Still, some of America's leading management lights say they hope to borrow a leaf or two from Operation Desert Storm's playbook.

"Just looking at it as a manager, I am envious," said Andrew Grove, chairman of Intel Corp. in Santa Clara and the author of "High Output Management."

"I'm awe-struck by the competence of the total operation," Grove said. "Everybody was mesmerized by the bombs going down the air shafts, but the managerial excellence that suffused this thing - from the cosmic big picture to the littlest detail - was flabbergasting."

Asked whether he would hire Powell or Schwarzkopf, Grove declared the question "presumptuous," adding: "Let's just say I'd be glad to go to work for either of them."

Those who subscribe to the theory that businesses can learn from the gulf war say the lessons fall into several broad categories:

Set clear goals and stick to them: "The clarity of the goal is absolutely essential in a military operation and in a business operation," said Abraham Zaleznik, professor emeritus of leadership at Harvard Business School and author of "The Managerial Mystique: Restoring Leadership in Business."

"If President Bush said it once, he said it a hundred times: `Iraq must leave Kuwait without condition,' " Zaleznik noted. "It was a goal that everyone from the top general to the men and women in the field could understand."

Maintain a technological advantage: "It is impossible to overstate the importance of staying ahead technologically," said Robert Waterman Jr., who co-authored "In Search of Excellence" with Peters. "It applies across the board in American industry."

Waterman pointed to a familiar culprit for U.S. lags in such crucial industries as robotics and semiconductors - the preoccupation with quarterly earnings and its negative impact on spending for research and development. "Maybe," Waterman said, "Bush can use the bully pulpit to get us to think long-term."

Empower - and respect - your employees: "It is no coincidence that the dogma of central control was richly embedded in both the Iraqi army and the Soviet economy, the two big losers in recent years," Paulson said.

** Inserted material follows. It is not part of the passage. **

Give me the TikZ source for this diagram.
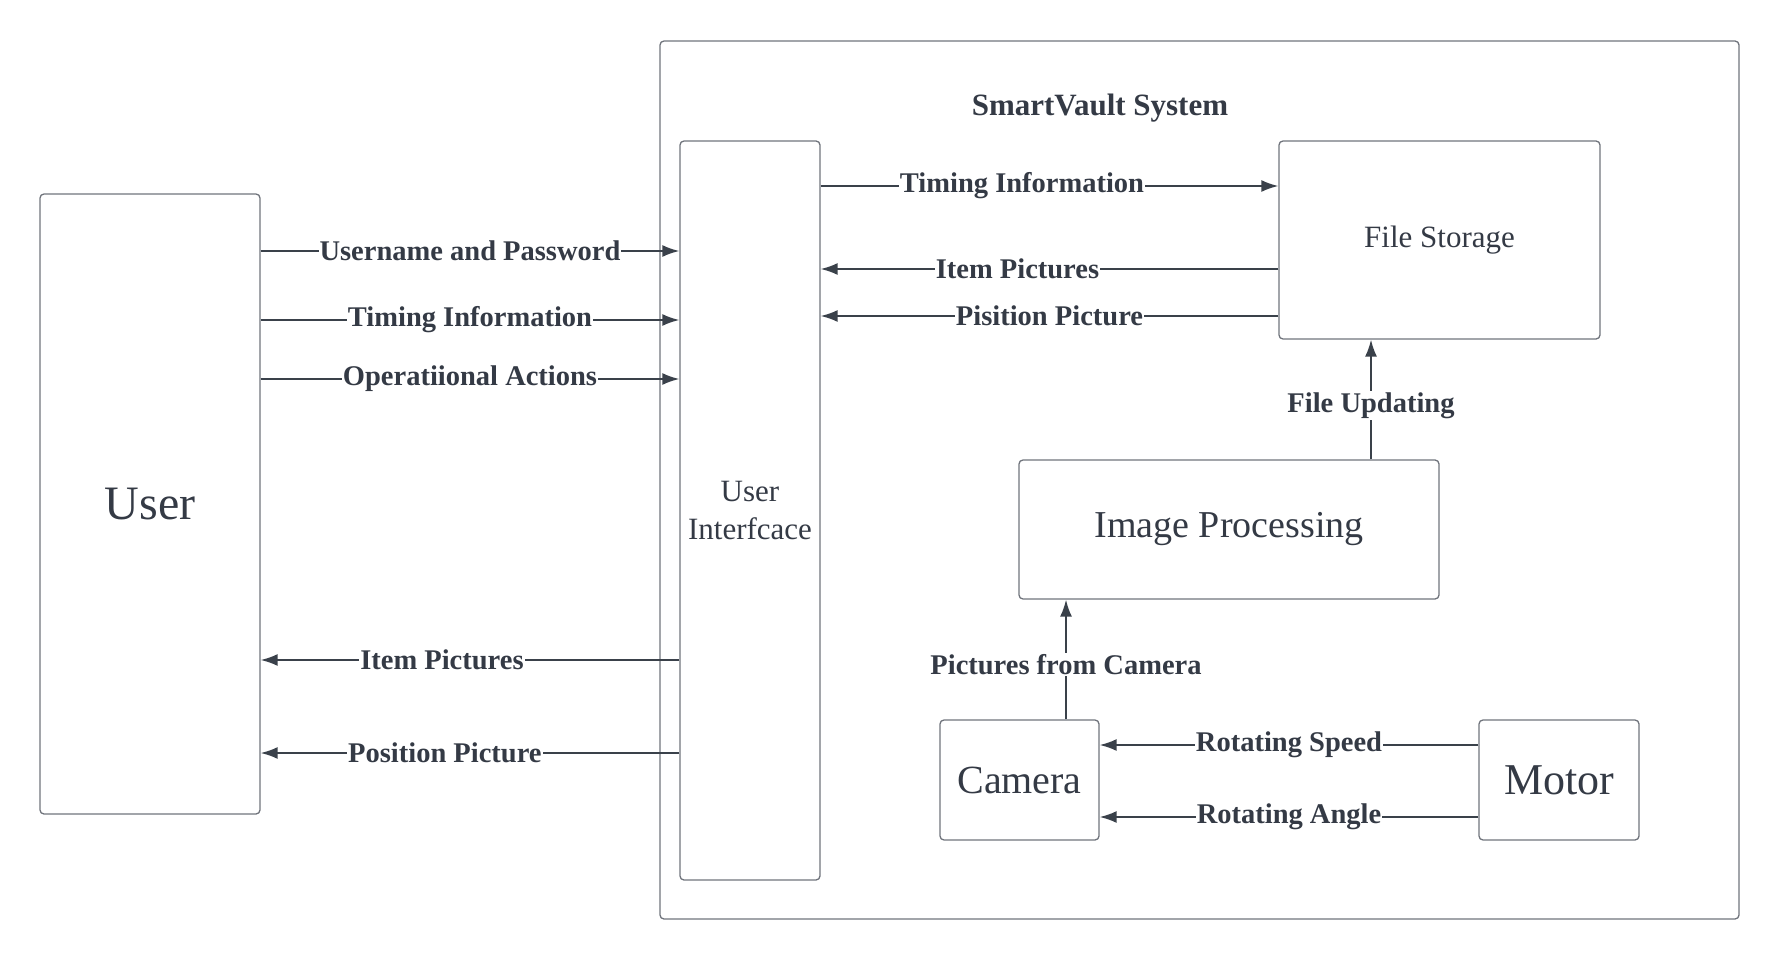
\documentclass[tikz,border=0pt]{standalone}
\usepackage{fontspec}
\setmainfont{Liberation Serif}
\usetikzlibrary{arrows.meta}
\definecolor{ln}{HTML}{3A414A}
\definecolor{bx}{HTML}{70747C}
\definecolor{tx}{HTML}{343A45}
\tikzset{
  box/.style={draw=bx, line width=1.3pt, rounded corners=4pt, inner sep=0pt, text=tx, align=center},
  arr/.style={draw=ln, line width=1.8pt, -{Latex[length=17pt,width=12pt]}},
  lbl/.style={fill=white, inner sep=1pt, text=tx, font=\fontsize{28.5}{32}\selectfont\bfseries}
}
\begin{document}
\begin{tikzpicture}[x=1pt,y=-1pt]
\useasboundingbox (0,0) rectangle (1780,960);
\node[box, minimum width=1079pt, minimum height=878pt] (sys) at (1199.5,480) {};
\node[text=tx, font=\fontsize{31}{35}\selectfont\bfseries] (title) at (1100,108) {SmartVault System};
\node[box, minimum width=220pt, minimum height=620pt, font=\fontsize{48}{52}\selectfont] (user) at (150,504) {User};
\node[box, minimum width=140pt, minimum height=739pt, font=\fontsize{31}{38}\selectfont] (ui) at (750,510.5) {User\\Interfcace};
\node[box, minimum width=321pt, minimum height=198pt, font=\fontsize{31}{34}\selectfont] (fs) at (1439.5,240) {File Storage};
\node[box, minimum width=420pt, minimum height=139pt, font=\fontsize{38}{42}\selectfont] (ip) at (1229,529.5) {Image Processing};
\node[box, minimum width=159pt, minimum height=120pt, font=\fontsize{40}{44}\selectfont] (cam) at (1019.5,780) {Camera};
\node[box, minimum width=160pt, minimum height=120pt, font=\fontsize{44}{48}\selectfont] (motor) at (1559,780) {Motor};

% User -> UI
\draw[arr] (user.east |- 0,251) -- node[lbl]{Username and Password} (ui.west |- 0,251);
\draw[arr] (user.east |- 0,320) -- node[lbl]{Timing Information} (ui.west |- 0,320);
\draw[arr] (user.east |- 0,379) -- node[lbl]{Operatiional Actions} (ui.west |- 0,379);
% UI -> User
\draw[arr] (ui.west |- 0,660) -- node[lbl, pos=0.567]{Item Pictures} (user.east |- 0,660);
\draw[arr] (ui.west |- 0,753) -- node[lbl, pos=0.56]{Position Picture} (user.east |- 0,753);
% UI <-> File Storage
\draw[arr] (ui.east |- 0,186) -- node[lbl, pos=0.44]{Timing Information} (fs.west |- 0,186);
\draw[arr] (fs.west |- 0,269) -- node[lbl, pos=0.57]{Item Pictures} (ui.east |- 0,269);
\draw[arr] (fs.west |- 0,316) -- node[lbl, pos=0.5]{Pisition Picture} (ui.east |- 0,316);
% Image processing -> File storage
\draw[arr] (ip.north -| 1371,0) -- node[lbl, pos=0.45]{File Updating} (fs.south -| 1371,0);
% Camera -> Image processing
\draw[arr] (cam.north -| 1066,0) -- node[lbl, pos=0.46]{Pictures from Camera} (ip.south -| 1066,0);
% Motor -> Camera
\draw[arr] (motor.west |- 0,745) -- node[lbl]{Rotating Speed} (cam.east |- 0,745);
\draw[arr] (motor.west |- 0,817) -- node[lbl]{Rotating Angle} (cam.east |- 0,817);
\end{tikzpicture}
\end{document}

"Saddam represented the worst aspect of American labor-management relations of the '50s and '60s: `Do what I say or I'll shoot you.' He was rigid and gave his army little room to innovate," Paulson added.

By contrast, the allied forces' field doctrine emphasized flexible responses to changing conditions - an approach "crucial to winning on both the battlefield and in the marketplace," Paulson said.

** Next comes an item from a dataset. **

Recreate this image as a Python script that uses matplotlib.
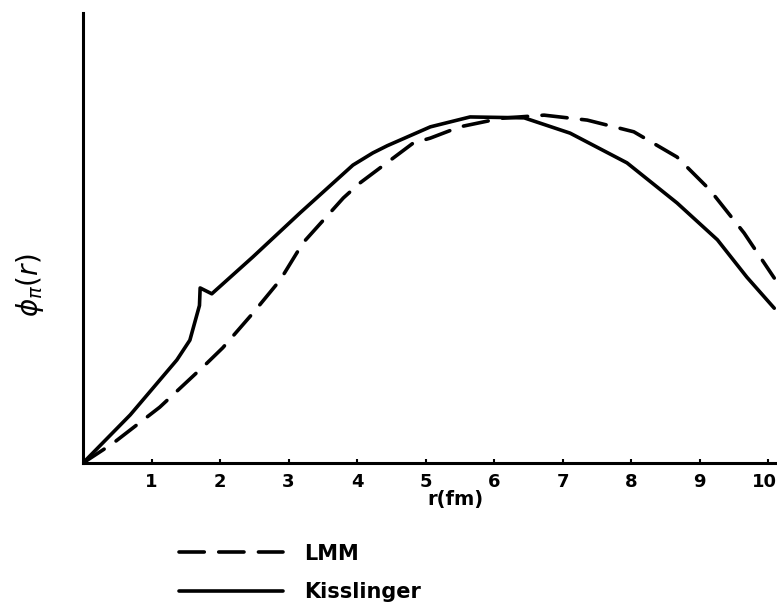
import matplotlib
matplotlib.use("Agg")
import matplotlib.pyplot as plt
import matplotlib.transforms as mtransforms

# curves (r in fm, phi in arbitrary units)
r_lmm = [0.0, 0.44, 1.12, 1.81, 2.04, 2.48, 2.88, 3.21, 3.80, 4.04, 4.82, 5.07,
         5.50, 6.10, 6.73, 7.36, 8.04, 8.67, 9.15, 9.65, 10.09]
phi_lmm = [0.0, 0.44, 1.24, 2.22, 2.56, 3.33, 4.07, 4.89, 5.89, 6.22, 7.11, 7.22,
           7.47, 7.66, 7.73, 7.62, 7.36, 6.80, 6.07, 5.11, 4.11]

r_kiss = [0.0, 0.69, 1.37, 1.56, 1.70, 1.71, 1.88, 2.48, 3.17, 3.94, 4.23, 4.44,
          5.07, 5.65, 6.44, 7.11, 7.94, 8.67, 9.26, 9.69, 10.09]
phi_kiss = [0.0, 1.07, 2.29, 2.73, 3.50, 3.89, 3.76, 4.58, 5.56, 6.62, 6.89, 7.05,
            7.47, 7.69, 7.67, 7.33, 6.67, 5.78, 4.96, 4.13, 3.44]

xticks = list(range(1, 11))

fig = plt.figure(figsize=(7.77, 6.11), dpi=100)
ax = fig.add_axes([83 / 777, 148 / 611, 694 / 777, 450 / 611])

ax.plot(r_lmm, phi_lmm, color="black", lw=2.6, ls=(0, (7, 4)),
        solid_capstyle="round", dash_capstyle="round", label="LMM")
ax.plot(r_kiss, phi_kiss, color="black", lw=2.6, solid_capstyle="round",
        solid_joinstyle="round", label="Kisslinger")

ax.set_xlim(0, 10.13)
ax.set_ylim(0, 10)
for side in ["top", "right"]:
    ax.spines[side].set_visible(False)
for side in ["left", "bottom"]:
    ax.spines[side].set_linewidth(2.2)

ax.set_xticks(xticks)
ax.set_xticklabels([str(t) for t in xticks], fontsize=13, fontweight="bold")
ax.tick_params(axis="x", direction="in", length=3, width=1.5, pad=7)
ax.set_yticks([])

# nudge the last label so it stays inside the picture
last = ax.get_xticklabels()[-1]
last.set_transform(last.get_transform() +
                   mtransforms.ScaledTranslation(-4 / 100, 0, fig.dpi_scale_trans))

fig.text(455 / 777, 1 - 500 / 611, "r(fm)", fontsize=14, fontweight="bold",
         ha="center", va="center")
fig.text(30 / 777, 1 - 285 / 611, r"$\phi_\pi(r)$", fontsize=20, rotation=90,
         ha="center", va="center")

fig.legend(loc="upper left", bbox_to_anchor=(160 / 777, 1 - 525 / 611),
           frameon=False, handlelength=5.0, handletextpad=1.0,
           labelspacing=0.9, prop={"size": 15, "weight": "bold"})

fig.savefig("out.png", dpi=100)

Many business experts also cited Schwarzkopf's easy camaraderie with his forces as a big morale booster from which top business leaders could learn much.

"We saw example after example of deep, genuine concern by the flag officers for the people who were putting their lives on the line on the battlefield," said H. Ross Perot, the legendary computer entrepreneur.

Build strategic alliances and think multinationally: "The CEO of the future is going to have to be a trans-national player," said Ted Jadick, New York-based partner in the management recruitment company Heidrick & Struggles. "What Schwarzkopf did in melding U.S., French, British, Italian and Arab forces was a masterpiece of organization."

Use intelligence creatively and avoid direct competition wherever possible:

"Why go up the middle when you can surprise the enemy with a clever attack from his unguarded flank?" Paulson asked. Example: Apple Computer's clever exploitation of IBM's graphics weakness in personal computing technology allowed Apple to make the Macintosh a viable product in the face of stiff odds.